Not high-end GSs. Everybody. Look at total compensation, not salary. Salary is virtually meaningless.
I will use me in the Army vs. me in the private sector as an example in the crude chart below:
Benefit/ Value in the Army/ Value in the private sector
Health Care/ $0/ $190 a mo. plus copays, usally about $250 a month
Cost of Living Allowance/ $600-800/ $0
Housing Allowance/ $600-1500/ $0
BAS/ $150-200/ $0
Taking just these components of "compensation," we’re looking at a $1600-2650 differential. Over a year that’s $19,200-31,800. And none of those dollar values were unique to me as an officer. And oh, by the way, none of it is taxable.
Joe E-1 could get the bottom end of any of those benefits. $35K in compensation for a high school diploma and no experience is not a bad living.
The "underpaid soldiers" myth is one of the biggest lies ever propagated. It was true when my grandpa was in WWII but it was not true when I was an E-1 in 1994. It is not true now, either.
The only soldiers struggling to make ends meet are those who have kids too young. And people who have kids too young in the civilian world don’t get extra BAH.
As an aside, I have some Army friends collecting WIC: one is an O-3E and the other an E-6. Just for fun, calculate the value of free milk, formula, and bread every month.
All the benefits except health care that you mentioned are conditional, though accurate, for a kid living in DC. But for a kid living in the barracks at Ft Hood, COLA, BAH and BAS add up to a whopping ZERO.

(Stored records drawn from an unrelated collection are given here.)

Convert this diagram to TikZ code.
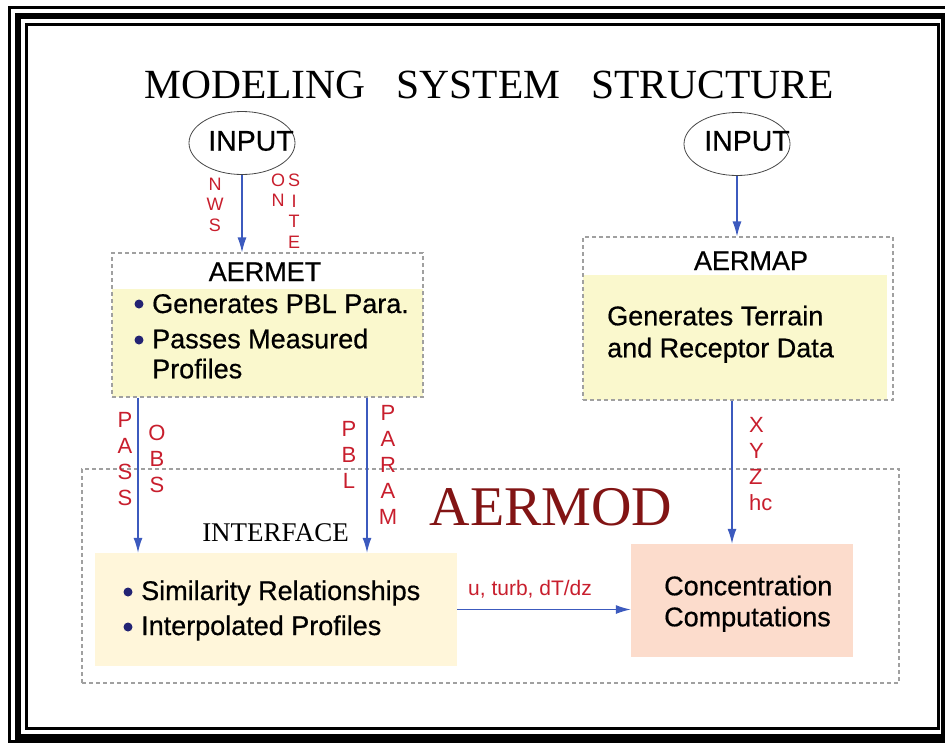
\documentclass[tikz,border=0pt]{standalone}
\usepackage{fontspec}
\setmainfont{Liberation Sans}
\newfontfamily\timesfont{Liberation Serif}
\newfontfamily\heavysans[FakeBold=0.6]{Liberation Sans}
\usepackage{tikz}
\usetikzlibrary{arrows.meta}
\usetikzlibrary{shapes.geometric}

\definecolor{flowblue}{RGB}{60,90,190}
\definecolor{lblred}{RGB}{200,30,45}
\definecolor{modred}{RGB}{130,20,20}
\definecolor{boxgray}{RGB}{160,160,160}
\definecolor{ringgray}{RGB}{70,70,70}
\definecolor{metyellow}{RGB}{250,248,205}
\definecolor{ifacecream}{RGB}{255,246,218}
\definecolor{concpeach}{RGB}{252,220,204}
\definecolor{dotnavy}{RGB}{35,35,115}

\begin{document}
\begin{tikzpicture}[
        x=1pt, y=-1pt,
        >={Latex[length=15pt,width=9pt]},
        flow/.style={->, flowblue, line width=1.3pt},
        dashbox/.style={rectangle, draw=boxgray, line width=1.1pt,
                        dash pattern=on 4pt off 3pt, inner sep=0pt},
        plainbox/.style={rectangle, inner sep=0pt},
        input/.style={ellipse, draw=ringgray, line width=0.8pt,
                      minimum width=106pt, minimum height=63pt},
        inputtxt/.style={inner sep=0pt, font=\heavysans\fontsize{28.5}{28.5}\selectfont},
        letters/.style={text=lblred, align=center, inner sep=0pt,
                        font=\fontsize{18}{20.5}\selectfont},
        bigletters/.style={text=lblred, align=center, inner sep=0pt,
                           font=\fontsize{22}{26}\selectfont},
        body/.style={inner sep=0pt, align=left,
                     font=\heavysans\fontsize{27}{#1}\selectfont},
        body/.default=32,
        heading/.style={inner sep=0pt, anchor=base,
                        font=\heavysans\fontsize{27}{27}\selectfont},
    ]
    \useasboundingbox (0, 0) rectangle (945, 742);
    \clip (0, 0) rectangle (945, 742);

    \draw[line width=3pt] (9.5, 7.5) rectangle (950, 741);
    \draw[line width=6pt] (18, 16) rectangle (944, 736.5);
    \draw[line width=3pt] (26.5, 24.5) rectangle (938.5, 728.5);

    \node[anchor=base, inner sep=0pt, font=\timesfont\fontsize{41.5}{41.5}\selectfont]
        (title) at (489, 98) {MODELING\hspace{31pt}SYSTEM\hspace{31pt}STRUCTURE};

    \node[input] (in1) at (242, 143) {};
    \node[inputtxt] (in1txt) at ([xshift=9pt,yshift=2pt]in1.center) {INPUT};
    \node[input] (in2) at (737, 144) {};
    \node[inputtxt] (in2txt) at ([xshift=10pt,yshift=3pt]in2.center) {INPUT};

    \fill[metyellow] (112, 289) rectangle (423, 397);
    \node[dashbox, minimum width=311pt, minimum height=144pt] (aermet) at (267.5, 325) {};
    \node[heading] (metname) at (265, 281) {AERMET};
    \fill[dotnavy] (139, 304) circle (4.5pt);
    \fill[dotnavy] (139, 340) circle (4.5pt);
    \node[body, anchor=base west] (met1) at (152, 313) {Generates PBL Para.};
    \node[body=30, anchor=north west] (met2) at (152, 328.5) {Passes Measured\\Profiles};

    \fill[metyellow] (583, 275) rectangle (887, 400);
    \node[dashbox, minimum width=310pt, minimum height=163pt] (aermap) at (738, 318.5) {};
    \node[heading] (mapname) at (751, 270) {AERMAP};
    \node[body, anchor=north west] (maptxt) at (607, 305.5) {Generates Terrain\\and Receptor Data};

    \node[dashbox, minimum width=817pt, minimum height=214pt] (aermod) at (490.5, 576) {};
    \node[anchor=base, inner sep=0pt, text=modred, font=\timesfont\fontsize{56}{56}\selectfont]
        (modname) at (551, 525) {AERMOD};
    \node[anchor=base, inner sep=0pt, font=\timesfont\fontsize{27}{27}\selectfont]
        (ifname) at (275.5, 541) {INTERFACE};

    \node[plainbox, fill=ifacecream, minimum width=362pt, minimum height=113pt] (iface) at (276, 609.5) {};
    \fill[dotnavy] (128, 592) circle (4.5pt);
    \fill[dotnavy] (128, 627) circle (4.5pt);
    \node[body, anchor=base west] (sim1) at (141, 600) {Similarity Relationships};
    \node[body, anchor=base west] (sim2) at (141, 635) {Interpolated Profiles};

    \node[plainbox, fill=concpeach, minimum width=222pt, minimum height=113pt] (conc) at (742, 600.5) {};
    \node[body=31, anchor=north west] (conctxt) at (664, 575.5) {Concentration\\Computations};

    \coordinate (passx) at (138, 0);
    \coordinate (pblx) at (367, 0);
    \coordinate (xyzx) at (732, 0);

    \draw[flow] (in1.south) -- (in1.south |- aermet.north);
    \draw[flow] (in2.south) -- (in2.south |- aermap.north);
    \draw[flow] (aermet.south -| passx) -- (iface.north -| passx);
    \draw[flow] (aermet.south -| pblx) -- (iface.north -| pblx);
    \draw[flow] (aermap.south -| xyzx) -- (conc.north -| xyzx);
    \draw[flow] (iface.east) -- (iface.east -| conc.west);

    \node[letters] (nws) at (215, 204.5) {N\\W\\S};
    \node[letters] (on) at (278, 190) {O\\N};
    \node[letters] (site) at (294, 211) {S\\I\\T\\E};
    \node[bigletters] (pass) at (125, 459) {P\\A\\S\\S};
    \node[bigletters] (obs) at (157, 459) {O\\B\\S};
    \node[bigletters] (pbl) at (349, 455) {P\\B\\L};
    \node[bigletters] (param) at (388, 465) {P\\A\\R\\A\\M};
    \node[bigletters, align=left, anchor=west] (xyz) at (749, 464) {X\\Y\\Z\\hc};
    \node[anchor=base west, inner sep=0pt, text=lblred, font=\fontsize{21}{21}\selectfont]
        (flux) at (468, 595) {u, turb, dT/dz};
\end{tikzpicture}
\end{document}
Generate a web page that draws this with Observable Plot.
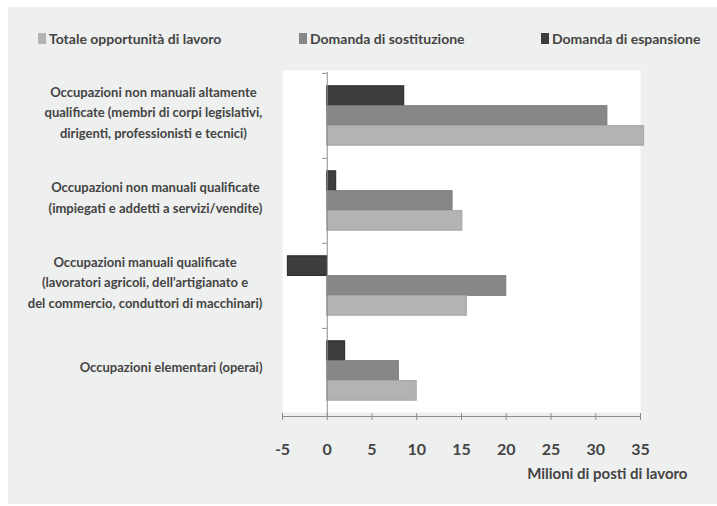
<!DOCTYPE html>
<html><head><meta charset="utf-8">
<script src="https://cdn.jsdelivr.net/npm/d3@7"></script>
<script src="https://cdn.jsdelivr.net/npm/@observablehq/plot@0.6"></script>
<style>
body{margin:0;background:#fff;}
#wrap{position:relative;width:717px;height:506px;overflow:hidden;font-family:Lato,sans-serif;}
#bg{position:absolute;left:8px;top:7px;width:709px;height:497px;background:#eeefef;}
#legend{position:relative;height:60px;}
.item{position:absolute;top:30px;height:16px;font-size:14px;font-weight:bold;color:#444;display:flex;align-items:center;white-space:nowrap;}
.sw{width:8px;height:11px;margin-right:3px;}
#chart{position:relative;}
#chart svg{display:block;}
</style></head>
<body>
<div id="wrap"><div id="bg"></div><div id="legend"></div><div id="chart"></div></div>
<script>
// ---- data ----
const categories = [
  "Occupazioni non manuali altamente\nqualificate (membri di corpi legislativi,\ndirigenti, professionisti e tecnici)",
  "Occupazioni non manuali qualificate\n(impiegati e addetti a servizi/vendite)",
  "Occupazioni manuali qualificate\n(lavoratori agricoli, dell’artigianato e\ndel commercio, conduttori di macchinari)",
  "Occupazioni elementari (operai)"
];
const seriesNames = ["Totale opportunità di lavoro", "Domanda di sostituzione", "Domanda di espansione"];
const totale = [35.4, 15.1, 15.6, 10.0];
const sostituzione = [31.3, 14.0, 20.0, 8.0];
const espansione = [8.6, 1.0, -4.4, 2.0];
const xTicks = [-5, 0, 5, 10, 15, 20, 25, 30, 35];
const xLabel = "Milioni di posti di lavoro";

// ---- styles ----
const fills = {"Totale opportunità di lavoro": "#b3b3b3", "Domanda di sostituzione": "#878787", "Domanda di espansione": "#3d3d3d"};
const strokes = {"Totale opportunità di lavoro": "#a6a6a6", "Domanda di sostituzione": "#7b7b7b", "Domanda di espansione": "#262626"};
const legendLeft = [38, 299, 541];
const font = 'Lato,sans-serif';

// legend
const leg = document.getElementById("legend");
seriesNames.forEach((s, i) => {
  const d = document.createElement("div");
  d.className = "item"; d.style.left = legendLeft[i] + "px";
  d.innerHTML = `<span class="sw" style="background:${fills[s]}"></span>${s}`;
  leg.appendChild(d);
});

const W = 717, H = 446, mT = 12, mB = 93, mL = 282, mR = 77;
const bandH = (H - mT - mB) / categories.length;
const groupFrac = 0.70;
const barH = bandH * groupFrac / 3, pad = bandH * (1 - groupFrac) / 2;

// top-to-bottom order within each group
const stack = [["Domanda di espansione", espansione], ["Domanda di sostituzione", sostituzione], ["Totale opportunità di lavoro", totale]];

const barMarks = stack.map(([name, vals], i) =>
  Plot.barX(categories.map((c, j) => ({c, v: vals[j]})), {
    y: "c", x: "v", fill: fills[name], stroke: strokes[name], strokeWidth: 1,
    insetTop: pad + i * barH, insetBottom: pad + (2 - i) * barH
  })
);

const axisColor = "#8c8c8c";
const plot = Plot.plot({
  width: W, height: H,
  marginTop: mT, marginBottom: mB, marginLeft: mL, marginRight: mR,
  style: {fontFamily: font, fontSize: "13px", fontWeight: "bold", color: "#444", background: "transparent", overflow: "visible"},
  x: {domain: [-5, 35]},
  y: {domain: categories, padding: 0},
  marks: [
    Plot.frame({fill: "white", stroke: "none", insetTop: -2, insetBottom: 1}),
    ...barMarks,
    Plot.ruleX([0], {stroke: axisColor, insetBottom: -3}),
    Plot.ruleY(categories, {y: d => d, x1: -0.5, x2: 0, dy: -bandH / 2, stroke: axisColor}),
    Plot.frame({anchor: "bottom", insetBottom: -3, stroke: axisColor}),
    Plot.axisX({ticks: xTicks, tickFormat: d => String(d), tickSize: 7, tickPadding: 23, stroke: axisColor, fill: "#444", fontSize: 16, label: null}),
    Plot.axisY({tickSize: 0, tickPadding: 20, textAnchor: "end", lineHeight: 1.55, dy: -5, fill: "#444", fontSize: 13, label: null}),
    Plot.text([xLabel], {frameAnchor: "bottom-right", text: d => d, textAnchor: "end", dx: 47, dy: 65, fill: "#444", fontSize: 15})
  ]
});
document.getElementById("chart").appendChild(plot);

// center each multi-line y label within its own block (block right-aligned)
plot.querySelectorAll('g[aria-label="y-axis tick label"] text').forEach(t => {
  const spans = t.querySelectorAll("tspan");
  if (!spans.length) return;
  const w = t.getBBox().width;
  t.setAttribute("text-anchor", "middle");
  spans.forEach(ts => ts.setAttribute("x", -w / 2));
});
</script>
</body></html>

You could probably bounce back and forth on either side of this argument for days because the government is just that damn big and there are so many employees. The disparity in pay grades makes the generalization that I originally made inaccurate, but there is no doubt that many government employees are still underpaid. There are some that are properly compensated, yes, but its a broad range.